John C Does the NAS device you are describing have taging by person?
More questions on how you see the photo libraries being used. Collectively, or individually?
Alternative 1. Individual viewing of photos. Distribute harddrives with TonFoto licences and include the facial recognition files. Andrey can comment, what happens if the harddrives load as different drive letters on the recipient’s computer? For instance, most laptops have drive C:. So the next drive is D. However, I have a partition D: on my harddrive for my data, so in my case, the next drive to mount is E:. Will the indexed files in TonFotos with facial recognition continue to work if the drive letter is different than what you set up? I don’t know all the ins and outs of the .ini files TonFotos creates into each folder or what is in its database.
If your recipients add new photos, it’ll be added locally for them and their photos won’t be accessible to others who might be interested. The advantage however is you will have multiple copies of your photo library out there in different physical locations (a good practice).

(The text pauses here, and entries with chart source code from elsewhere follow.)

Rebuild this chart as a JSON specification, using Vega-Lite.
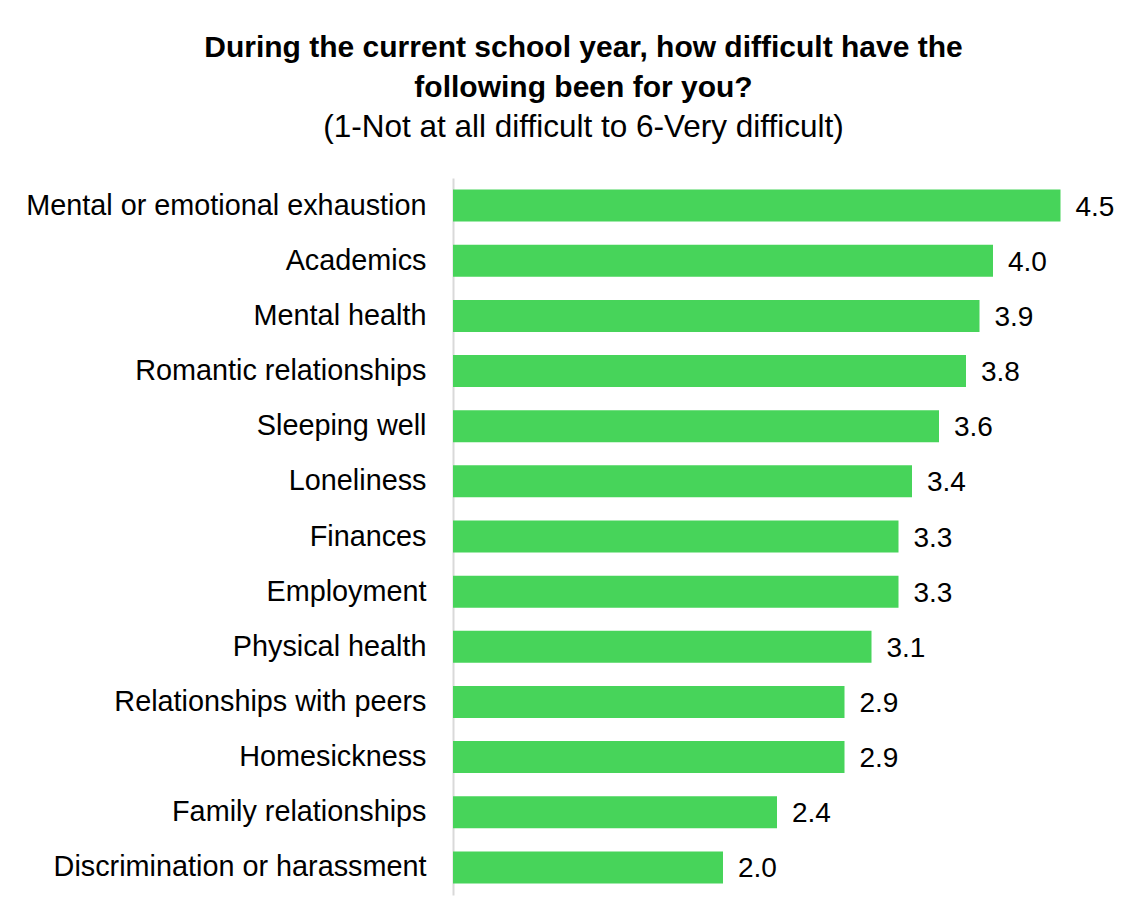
{
  "$schema": "https://vega.github.io/schema/vega-lite/v6.json",
  "autosize": {"type": "none"},
  "width": 675,
  "height": 717,
  "padding": {"left": 453, "top": 178, "right": 16, "bottom": 23},
  "background": "white",
  "title": {
    "text": ["During the current school year, how difficult have the", "following been for you?"],
    "subtitle": "(1-Not at all difficult to 6-Very difficult)",
    "anchor": "middle",
    "frame": "group",
    "dx": -207,
    "offset": 35,
    "font": "Liberation Sans",
    "fontSize": 30,
    "fontWeight": "bold",
    "lineHeight": 40,
    "color": "#000000",
    "subtitleFont": "Liberation Sans",
    "subtitleFontSize": 31.5,
    "subtitleColor": "#000000",
    "subtitlePadding": 9,
    "subtitleLineHeight": 33
  },
  "data": {
    "values": [
      {"item": "Mental or emotional exhaustion", "value": 4.5},
      {"item": "Academics", "value": 4.0},
      {"item": "Mental health", "value": 3.9},
      {"item": "Romantic relationships", "value": 3.8},
      {"item": "Sleeping well", "value": 3.6},
      {"item": "Loneliness", "value": 3.4},
      {"item": "Finances", "value": 3.3},
      {"item": "Employment", "value": 3.3},
      {"item": "Physical health", "value": 3.1},
      {"item": "Relationships with peers", "value": 2.9},
      {"item": "Homesickness", "value": 2.9},
      {"item": "Family relationships", "value": 2.4},
      {"item": "Discrimination or harassment", "value": 2.0}
    ]
  },
  "encoding": {
    "y": {
      "field": "item",
      "type": "nominal",
      "sort": null,
      "scale": {"paddingInner": 0.42, "paddingOuter": 0.21},
      "axis": {
        "title": null,
        "ticks": false,
        "labelPadding": 27,
        "labelFont": "Liberation Sans",
        "labelFontSize": 28.8,
        "labelColor": "#000000",
        "labelLimit": 500,
        "domainColor": "#d9d9d9",
        "domainWidth": 2,
        "grid": false
      }
    },
    "x": {
      "field": "value",
      "type": "quantitative",
      "scale": {"domain": [0, 5]},
      "axis": null
    }
  },
  "layer": [
    {"mark": {"type": "bar", "color": "#47D45A"}},
    {
      "mark": {"type": "text", "align": "left", "dx": 15, "font": "Liberation Sans", "fontSize": 28, "color": "#000000", "baseline": "middle", "dy": 2},
      "encoding": {"text": {"field": "value", "type": "quantitative", "format": ".1f"}}
    }
  ],
  "config": {"view": {"stroke": null}}
}
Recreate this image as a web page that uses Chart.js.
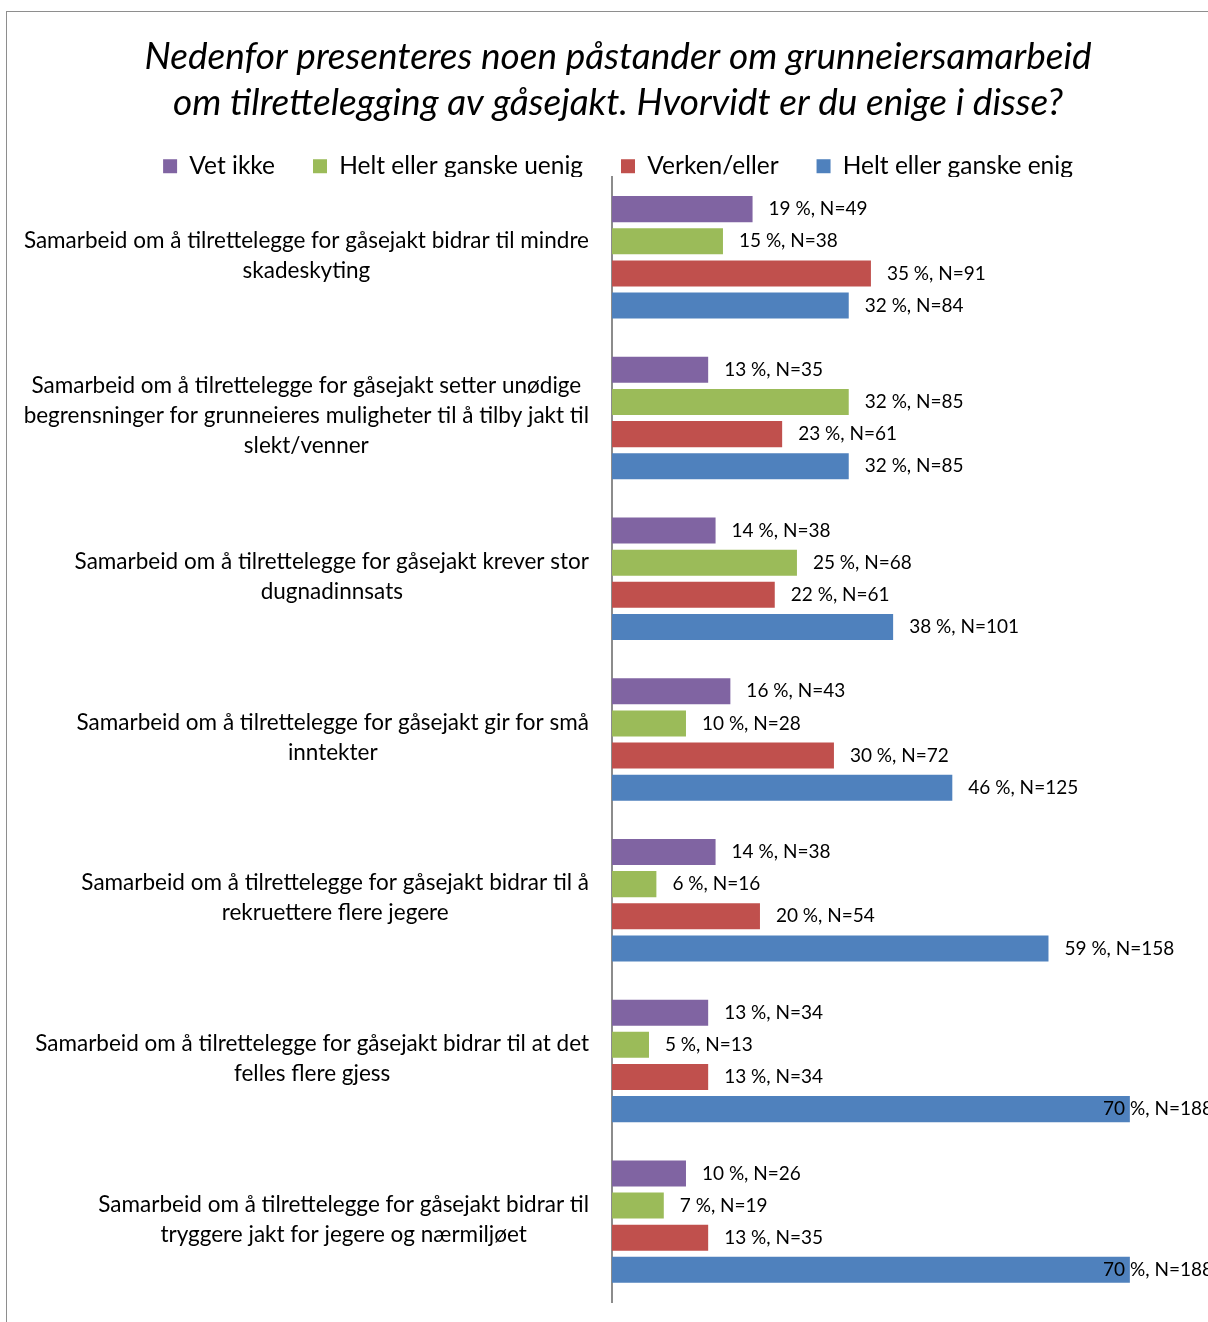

Alternative 2. Store photos on a shared network device (NAS) that comes with photo album software. There are several brands of consumer NAS devices, I have a couple of devices from Synology, one Synology app is Photos which catalogues photos and includes facial recognition. You can assign names to faces. So you provide access to your family members, they don’t have to do anything other than browse your photo library. So “yes” to your question about tagging individuals. You can enable uploading so family members can add new photos to your centralized collection which others can then see, so family photo sharing. The facial recognition will process the new photos. Family members can download (if you enable downloading) photos they want locally or to print. You provide family members with a username and password to access your photos so it’s still private and not public.